» PROBLEM STATEMENT: Starting with the first line of the data below, copy each line up to and including the one containing "const totalUnit = 'Millones euros';". Pictures stay out.

BEGIN COLLECTED DATA

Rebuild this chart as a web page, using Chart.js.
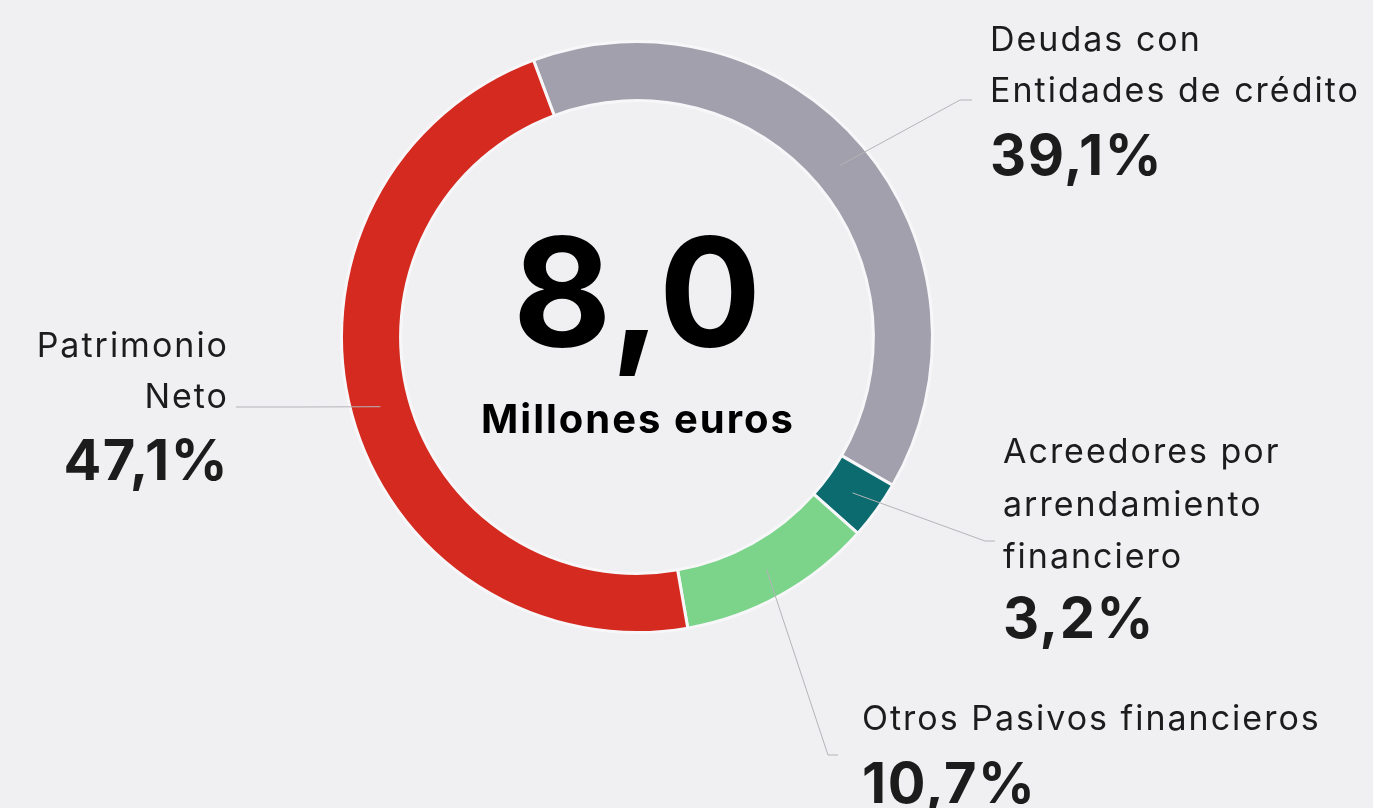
<!DOCTYPE html>
<html>
<head>
<meta charset="utf-8">
<script src="https://cdn.jsdelivr.net/npm/chart.js@4.4.1/dist/chart.umd.min.js"></script>
<style>
  html, body { margin: 0; padding: 0; background: #f0f0f3; }
  #wrap { position: relative; width: 1373px; height: 808px; }
</style>
</head>
<body>
<div id="wrap"><canvas id="pasivoChart" width="1373" height="808"></canvas></div>
<script>
// Datos del gráfico
const categories = [
    ['Deudas con', 'Entidades de crédito'],
    ['Acreedores por', 'arrendamiento', 'financiero'],
    ['Otros Pasivos financieros'],
    ['Patrimonio', 'Neto']
];
const shares = [39.1, 3.2, 10.7, 47.1];
const colors = ['#a1a0ac', '#0b6b6e', '#7bd48a', '#d52a20'];
const totalValue = '8,0';
const totalUnit = 'Millones euros';

// Posición de las etiquetas (elbow del conector y texto)
const labelLayout = [
    { elbow: [960, 100], end: [972, 100], x: 990, align: 'left', baselines: [51, 102], pctBaseline: 175 },
    { elbow: [985, 541], end: [995, 541], x: 1003, align: 'left', baselines: [463, 516, 568], pctBaseline: 638 },
    { elbow: [828, 755], end: [838, 755], x: 862, align: 'left', baselines: [730], pctBaseline: 803 },
    { elbow: [300, 407], end: [236, 407], x: 229, align: 'right', baselines: [357, 408], pctBaseline: 480 }
];

const fmtPct = v => v.toFixed(1).replace('.', ',') + '%';

const labelsPlugin = {
    id: 'labelsPlugin',
    afterDraw(chart) {
        const ctx = chart.ctx;
        const meta = chart.getDatasetMeta(0);
        const arc0 = meta.data[0];
        const cx = arc0.x, cy = arc0.y;

        ctx.save();
        // Centro
        ctx.fillStyle = '#000';
        ctx.textAlign = 'center';
        ctx.textBaseline = 'alphabetic';
        ctx.letterSpacing = '2px';
        ctx.font = 'bold 152px Inter';
        ctx.fillText(totalValue, cx + 1, cy + 10);
        ctx.font = 'bold 40px Inter';
        ctx.fillText(totalUnit, cx + 1, cy + 96);

        // Conectores y etiquetas
        meta.data.forEach((arc, i) => {
            const p = arc.getCenterPoint();
            const lay = labelLayout[i];
            ctx.strokeStyle = '#b4b4b8';
            ctx.lineWidth = 1;
            ctx.beginPath();
            ctx.moveTo(p.x, p.y);
            ctx.lineTo(lay.elbow[0], lay.elbow[1]);
            ctx.lineTo(lay.end[0], lay.end[1]);
            ctx.stroke();

            ctx.fillStyle = '#1c1c1c';
            ctx.textAlign = lay.align;
            ctx.letterSpacing = '2px';
            ctx.font = '34px Inter';
            categories[i].forEach((line, j) => {
                ctx.fillText(line, lay.x, lay.baselines[j]);
            });
            ctx.letterSpacing = '1.5px';
            ctx.font = 'bold 56px Inter';
            ctx.fillText(fmtPct(shares[i]), lay.x, lay.pctBaseline);
        });
        ctx.restore();
    }
};

const ctx = document.getElementById('pasivoChart').getContext('2d');
new Chart(ctx, {
    type: 'doughnut',
    data: {
        labels: categories.map(c => c.join(' ')),
        datasets: [{
            data: shares,
            backgroundColor: colors,
            borderColor: '#f7f7f9',
            borderWidth: 3,
            hoverOffset: 0
        }]
    },
    options: {
        responsive: false,
        animation: false,
        rotation: -20.5,
        cutout: '80%',
        layout: {
            padding: { left: 340, right: 439, top: 40, bottom: 174 }
        },
        plugins: {
            legend: { display: false },
            tooltip: { enabled: false }
        }
    },
    plugins: [labelsPlugin]
});
</script>
</body>
</html>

END COLLECTED DATA

» RESULT:
Rebuild this chart as a web page, using Chart.js.
<!DOCTYPE html>
<html>
<head>
<meta charset="utf-8">
<script src="https://cdn.jsdelivr.net/npm/chart.js@4.4.1/dist/chart.umd.min.js"></script>
<style>
  html, body { margin: 0; padding: 0; background: #f0f0f3; }
  #wrap { position: relative; width: 1373px; height: 808px; }
</style>
</head>
<body>
<div id="wrap"><canvas id="pasivoChart" width="1373" height="808"></canvas></div>
<script>
// Datos del gráfico
const categories = [
    ['Deudas con', 'Entidades de crédito'],
    ['Acreedores por', 'arrendamiento', 'financiero'],
    ['Otros Pasivos financieros'],
    ['Patrimonio', 'Neto']
];
const shares = [39.1, 3.2, 10.7, 47.1];
const colors = ['#a1a0ac', '#0b6b6e', '#7bd48a', '#d52a20'];
const totalValue = '8,0';
const totalUnit = 'Millones euros';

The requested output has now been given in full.